Benim çocukluğum köyde geçti çok şükür. Annem babam köyde yaşıyorlar ve ben fırsat buldukça orada olmaya çalışıyorum. Köy ve kasaba yaşantısının yazdığım metinlere sirayet etmesi çok doğal. Bir de öykünün mekânı biraz kasaba gibi geliyor bana. Kentte de geçse bir kasaba havasına ihtiyacı var öykünün.

Modern insanın açmazlarını anlatan yazarlar çözümlerini hep köye, kasabaya ve tabiata yasladılar. Katılmamak mümkün değil. Modern hastalıkların bunalımların hatırı sayılır bir kısmı tabiata uzaklıktan kaynaklandığını herkes kabul ediyor. Ama yaşadığımız reel bir dünya var ve bu dünyada insanlar bunalımda da olsa şehirlerde yaşıyor. Dolayısıyla modern insanın açmazlarını, sorunlarını anlatmak isteyen bir yazar için Anadolu taşrasını seçmesi bana biraz kaçak güreşmek gibi de geliyor. İnsanı merkeze alan öykünün merkezi yine insanın nerede olduğudur. Dolayısıyla şehirleri öykünün dışında bırakmak bana pek sağlıklı gelmiyor. Bir de öykünün nereden sesleneceğine biraz da kendisi karar veriyor.

zali1-Sosyal medyayla aranız nasıl? Sosyal medya bir öykücünün dünyasında neleri değiştirdi? Sosyal medyanın hayatımıza girmesi insan olarak ve edebiyatçı olarak sizin dünyanızda ne gibi değişikliklere sebep oldu? Ayrıca son olarak: Tezgâhta neler var?

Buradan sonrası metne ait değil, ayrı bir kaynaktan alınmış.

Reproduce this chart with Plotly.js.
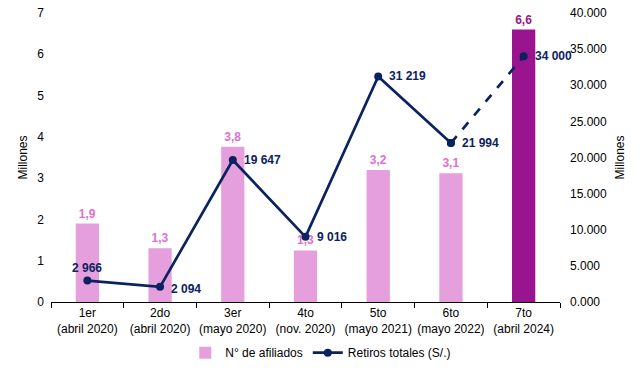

-Sosyal medyaya hiç bulaşmayanlara çok imreniyorum. Yararı ve zararı meselesini tartışmak benim boyumu aşar. Ben güzel tarafından bakıyorum. Sosyal medyadan çok şeyi, çok çabuk öğreniyoruz. Öğrendiklerimizi aynı çabuklukta unutuyoruz. Bir öykücünün gözlemlerine mutlaka katkısı olacağını düşünüyorum. Yaşadığımız çağın ruhunu görmek mümkün orada. Sosyal medyanın hayatımıza girmesi ile her şeyden daha hızlı haber alıyoruz. Gündem hızlı değişiyor. Ama hepimiz bu hızdan korkuyoruz. Sosyal medyanın çöplük olduğunu unutmadıktan sonra orada olmanın çok da sorun olduğunu düşünmüyorum. İkinci öykü kitabımı bitirdim sayılır. Son düzlükteyim.